Figure scripts
——————

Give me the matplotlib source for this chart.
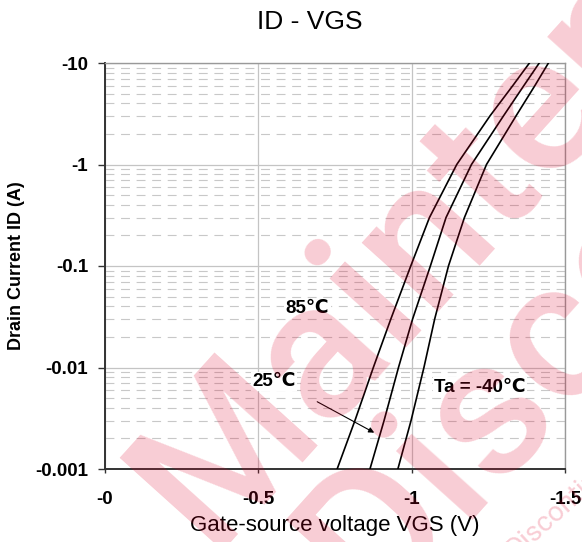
import matplotlib
matplotlib.use("Agg")
import matplotlib.pyplot as plt
from matplotlib.ticker import FixedLocator, FixedFormatter, LogLocator, NullFormatter

# ---------------- data ----------------
drain_current = [0.001, 0.003, 0.01, 0.03, 0.1, 0.3, 1, 3, 6, 10]          # |ID| (A)
vgs_85C  = [0.757, 0.815, 0.875, 0.932, 0.997, 1.058, 1.147, 1.255, 1.330, 1.384]  # |VGS| (V)
vgs_25C  = [0.864, 0.910, 0.957, 1.003, 1.061, 1.112, 1.195, 1.299, 1.366, 1.416]
vgs_m40C = [0.955, 0.998, 1.040, 1.075, 1.120, 1.172, 1.244, 1.340, 1.402, 1.446]

x_ticks = [0, 0.5, 1.0, 1.5]
x_tick_labels = ['-0', '-0.5', '-1', '-1.5']
y_ticks = [0.001, 0.01, 0.1, 1, 10]
y_tick_labels = ['-0.001', '-0.01', '-0.1', '-1', '-10']

title = 'ID - VGS'
x_label = 'Gate-source voltage VGS (V)'
y_label = 'Drain Current ID (A)'
curve_labels = ['85\u2103', '25\u2103', 'Ta = -40\u2103']
label_pos = [(0.660, 0.038), (0.551, 0.0073), (1.223, 0.0064)]
arrow_from = (0.692, 0.0046)
arrow_to = (0.878, 0.00228)

# ---------------- figure ----------------
FAM = ['Liberation Sans', 'DejaVu Sans']
plt.rcParams['font.family'] = FAM
W, H = 582, 542
fig = plt.figure(figsize=(W / 100, H / 100), dpi=100)
ax = fig.add_axes([105 / W, 1 - 469 / H, 460 / W, 406 / H])

ax.set_yscale('log')
ax.set_xlim(0, 1.5)
ax.set_ylim(0.001, 10)

# grid
ax.yaxis.set_minor_locator(LogLocator(base=10, subs=range(2, 10)))
ax.yaxis.set_minor_formatter(NullFormatter())
ax.grid(which='minor', axis='y', color='#c8c8c8', lw=0.8, linestyle=(0, (8, 6)))
ax.grid(which='major', axis='both', color='#c4c4c4', lw=0.9, linestyle='-')
ax.set_axisbelow(True)

for v in [vgs_85C, vgs_25C, vgs_m40C]:
    ax.plot(v, drain_current, color='black', lw=1.2, zorder=3)

ax.xaxis.set_major_locator(FixedLocator(x_ticks))
ax.xaxis.set_major_formatter(FixedFormatter(x_tick_labels))
ax.yaxis.set_major_locator(FixedLocator(y_ticks))
ax.yaxis.set_major_formatter(FixedFormatter(y_tick_labels))
ax.tick_params(axis='y', which='major', length=5, width=1, color='#333333', pad=7,
               labelsize=13.5)
ax.tick_params(axis='x', which='major', length=3, width=1, color='#333333', pad=13,
               labelsize=13.5)
ax.tick_params(which='minor', length=0)
for t in ax.get_xticklabels() + ax.get_yticklabels():
    t.set_fontweight('bold')

for s in ['left', 'bottom']:
    ax.spines[s].set_color('#333333')
    ax.spines[s].set_linewidth(1.4)
for s in ['top', 'right']:
    ax.spines[s].set_color('#999999')
    ax.spines[s].set_linewidth(1.0)

# curve labels
for (x, y), txt in zip(label_pos, curve_labels):
    ax.text(x, y, txt, ha='center', va='center', fontsize=13.5, fontweight='bold',
            family=FAM, zorder=4,
            bbox=dict(facecolor='white', edgecolor='none', pad=1.0))
ax.annotate('', xy=arrow_to, xytext=arrow_from,
            arrowprops=dict(arrowstyle='-|>', color='black', lw=0.8,
                            mutation_scale=8, shrinkA=0, shrinkB=0), zorder=4)

# titles
fig.text(310 / W, 1 - 22 / H, title, ha='center', va='center', fontsize=19)
fig.text(335 / W, 1 - 525 / H, x_label, ha='center', va='center', fontsize=16)
fig.text(17 / W, 1 - 266 / H, y_label, ha='center', va='center', fontsize=13,
         fontweight='bold', rotation=90)

# watermark
WMF = ['Roboto', 'Liberation Sans']
wm = dict(color='#E00029', alpha=0.2, rotation=48, rotation_mode='anchor',
          ha='left', va='baseline', fontsize=140, fontweight='medium',
          family=WMF, zorder=10)
fig.text(209 / W, 1 - 551 / H, 'Maintenance', **wm)
fig.text(375 / W, 1 - 613 / H, 'Discontinued', **wm)
fig.text(516 / W, 1 - 558 / H, 'Discontinued', color='#E00029', alpha=0.2,
         rotation=42, rotation_mode='anchor', ha='left', va='baseline',
         fontsize=20, family=WMF, zorder=10)

fig.savefig('out.png', dpi=100)
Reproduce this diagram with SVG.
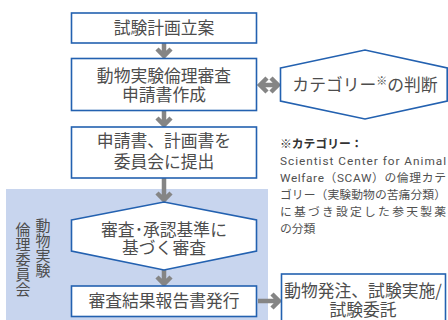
<svg xmlns="http://www.w3.org/2000/svg" width="448" height="320" viewBox="0 0 448 320">
<defs>
<style>
.box{fill:#fff;stroke:#2361b0;stroke-width:1.6}
.t{font-family:"Noto Sans CJK JP","Noto Sans",sans-serif;fill:#4d4d4d;font-size:16.8px;text-anchor:middle}
.n{font-family:Roboto,"Noto Sans CJK JP",sans-serif;fill:#505050;font-size:11.8px}
.v{font-family:"Noto Sans CJK JP","Noto Sans",sans-serif;fill:#4d4d4d;font-size:15px;writing-mode:vertical-rl}
.a{fill:none;stroke:#858585;stroke-width:4.5;stroke-linejoin:miter;stroke-linecap:butt}
</style>
</defs>
<rect id="committee-bg" x="6" y="189" width="262" height="135" fill="#c8d5ee"/>
<g id="committee-label">
<text class="v" x="43" y="218">動物実験</text>
<text class="v" x="23" y="222">倫理委員会</text>
</g>
<g id="connectors">
<path class="a" d="M164,43 V56 M157,49 L164,56 L171,49"/>
<path class="a" d="M164,111 V125 M157,118 L164,125 L171,118"/>
<path class="a" d="M164,178 V200 M157,193 L164,200 L171,193"/>
<path class="a" d="M164,270 V284 M157,277 L164,284 L171,277"/>
<path class="a" d="M261,85 H277 M267,78 L260,85 L267,92 M271,78 L278,85 L271,92"/>
<path class="a" d="M258,301 H279 M272,294 L279,301 L272,308"/>
</g>
<g id="plan">
<rect class="box" x="71.5" y="13" width="185" height="30"/>
<text class="t" x="164" y="34">試験計画立案</text>
</g>
<g id="application">
<rect class="box" x="71.5" y="58.5" width="185" height="52"/>
<text class="t" x="164" y="81.5">動物実験倫理審査</text>
<text class="t" x="164" y="100.5">申請書作成</text>
</g>
<g id="submit">
<rect class="box" x="71.5" y="127" width="185" height="51"/>
<text class="t" x="164" y="147">申請書、計画書を</text>
<text class="t" x="164" y="168">委員会に提出</text>
</g>
<g id="review">
<polygon class="box" points="71.5,220 164,202 256.5,220 256.5,251 164,270 71.5,251"/>
<text class="t" x="164" y="235.5">審査･承認基準に</text>
<text class="t" x="164" y="254">基づく審査</text>
</g>
<g id="report">
<rect class="box" x="71.5" y="286" width="185" height="30.5"/>
<text class="t" x="164" y="307">審査結果報告書発行</text>
</g>
<g id="category">
<polygon class="box" points="280.5,68 365,50 447.2,68 447.2,101 365,119 280.5,101"/>
<text class="t" x="365" y="91">カテゴリー<tspan font-size="11" dy="-6">※</tspan><tspan dy="6">の判断</tspan></text>
</g>
<g id="note">
<text class="n" x="280" y="148" style="font-weight:bold;fill:#333">※カテゴリー：</text>
<text class="n" x="280" y="165" textLength="166" lengthAdjust="spacing">Scientist Center for Animal</text>
<text class="n" x="280" y="182" textLength="166" lengthAdjust="spacing">Welfare（SCAW）の倫理カテ</text>
<text class="n" x="280" y="199" textLength="166" lengthAdjust="spacing">ゴリー（実験動物の苦痛分類）</text>
<text class="n" x="280" y="216" textLength="166" lengthAdjust="spacing">に基づき設定した参天製薬</text>
<text class="n" x="280" y="233">の分類</text>
</g>
<g id="order">
<rect class="box" x="281.5" y="274" width="164" height="52"/>
<text class="t" x="363" y="297">動物発注、試験実施/</text>
<text class="t" x="363" y="316">試験委託</text>
</g>
</svg>
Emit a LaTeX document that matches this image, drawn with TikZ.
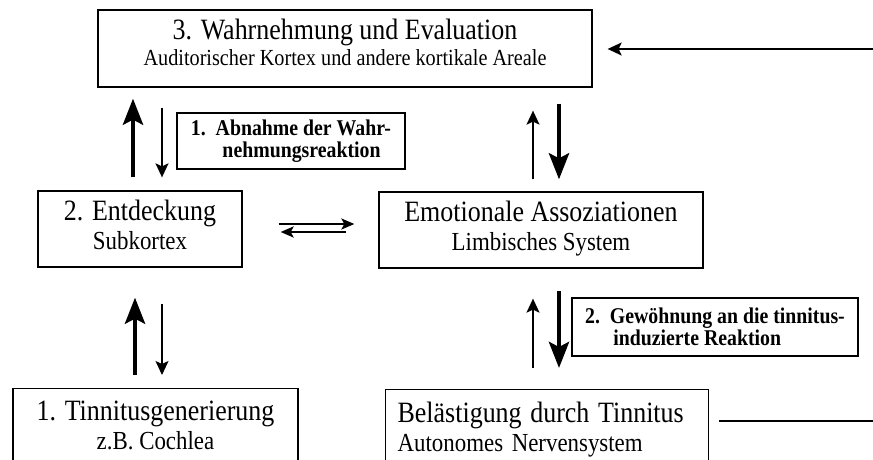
\documentclass[tikz,border=0pt]{standalone}
\usepackage{fontspec}
\setmainfont[FakeStretch=0.88]{Liberation Serif}
\usetikzlibrary{arrows.meta}
\newcommand{\boxtitle}[1]{{\fontsize{29.5}{29}\selectfont #1}}
\newcommand{\lowstrut}[1]{\rule[-#1]{0pt}{#1}}

\begin{document}
\begin{tikzpicture}[x=1pt,y=-1pt,
  box/.style={draw,line width=1.3pt,inner sep=0pt,align=center,font=\fontsize{26}{29}\selectfont},
  lab/.style={draw,line width=1.1pt,inner sep=0pt,align=left,font=\bfseries\fontsize{22.5}{21.5}\selectfont},
  thk/.style={line width=4.5pt,-{Stealth[length=26pt,width=20pt,inset=5pt]}},
  thn/.style={line width=1.6pt,-{Stealth[length=14pt,width=13pt,inset=3pt]}},
  dbl/.style={line width=2.2pt,-{Stealth[length=13pt,width=11pt,inset=3pt]}}]
\clip (0,0) rectangle (873,460);
\node[box,minimum width=494,minimum height=77,font=\fontsize{23}{26}\selectfont] (wahr) at (345,48.5) {\boxtitle{3. Wahrnehmung und Evaluation}\\Auditorischer Kortex und andere kortikale Areale\lowstrut{13pt}};
\node[box,minimum width=204,minimum height=76] (entd) at (140,229) {\boxtitle{2. Entdeckung}\\Subkortex\lowstrut{8pt}};
\node[box,minimum width=324,minimum height=76] (emo) at (541,230) {\boxtitle{Emotionale Assoziationen}\\Limbisches System\lowstrut{9pt}};
\node[box,anchor=north,minimum width=285,inner ysep=12pt,text depth=60pt] (gen) at (155.5,388) {\boxtitle{1. Tinnitusgenerierung}\\z.B. Cochlea};
\node[box,anchor=north west,text width=299pt,inner xsep=12pt,inner ysep=12pt,align=left,text depth=60pt] (bel) at (385,389) {\boxtitle{Belästigung durch Tinnitus}\\Autonomes Nervensystem};
\node[lab,minimum width=228,minimum height=56] (lab1) at (291,141) {1.\ \ Abnahme der Wahr-\\\hspace*{1.4em}nehmungsreaktion};
\node[lab,minimum width=286,minimum height=58] (lab2) at (715,327) {2.\ \ Gewöhnung an die tinnitus-\\\hspace*{1.25em}induzierte Reaktion};
\coordinate (inR) at (873,49);
\coordinate (outR) at (873,421);
\draw[thn,shorten >=15pt] (inR) -- (wahr.east |- inR);
\draw[line width=1.8pt,shorten <=10pt] (bel.east |- outR) -- (outR);
\draw[thk,shorten <=13pt,shorten >=11pt] ([xshift=-7pt]entd.north) -- ([xshift=-7pt]entd.north |- wahr.south);
\draw[thn,shorten <=20pt,shorten >=13pt] ([xshift=22pt]entd.north |- wahr.south) -- ([xshift=22pt]entd.north);
\draw[thn,shorten <=12pt,shorten >=23pt] ([xshift=-8pt]emo.north) -- ([xshift=-8pt]emo.north |- wahr.south);
\draw[thk,shorten <=16pt,shorten >=12pt] ([xshift=18pt]emo.north |- wahr.south) -- ([xshift=18pt]emo.north);
\draw[thk,shorten <=13pt,shorten >=30pt] ([xshift=-5pt]entd.south |- gen.north) -- ([xshift=-5pt]entd.south);
\draw[thn,shorten <=36pt,shorten >=13pt] ([xshift=22pt]entd.south) -- ([xshift=22pt]entd.south |- gen.north);
\draw[thn,shorten <=21pt,shorten >=30pt] ([xshift=-8pt]emo.south |- bel.north) -- ([xshift=-8pt]emo.south);
\draw[thk,shorten <=22pt,shorten >=21pt] ([xshift=18pt]emo.south) -- ([xshift=18pt]emo.south |- bel.north);
\draw[dbl,shorten <=36pt,shorten >=24pt] ([yshift=5pt]entd.east) -- ([yshift=5pt]entd.east -| emo.west);
\draw[dbl,shorten <=32pt,shorten >=38pt] ([yshift=-3pt]entd.east -| emo.west) -- ([yshift=-3pt]entd.east);
\end{tikzpicture}
\end{document}
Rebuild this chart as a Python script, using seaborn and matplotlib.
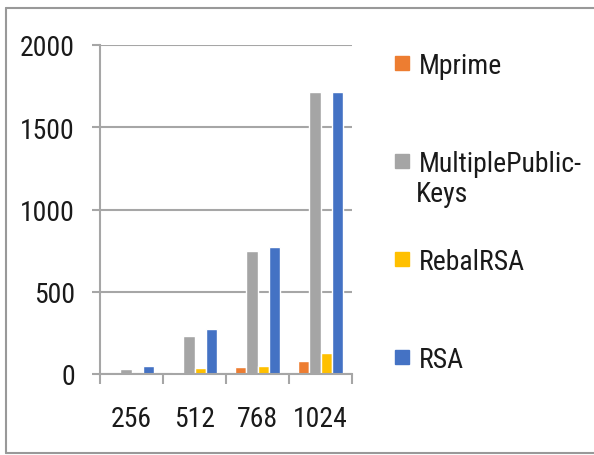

——————

Required work. From the first line of the listing above, repeat every line through the one holding "from matplotlib.ticker import". Both ends count, and pictures stay out.

Correct answer.
Give me the matplotlib source for this chart.
import matplotlib
matplotlib.use("Agg")
import matplotlib.pyplot as plt
from matplotlib.ticker import FixedLocator, FixedFormatter, LogLocator, NullFormatter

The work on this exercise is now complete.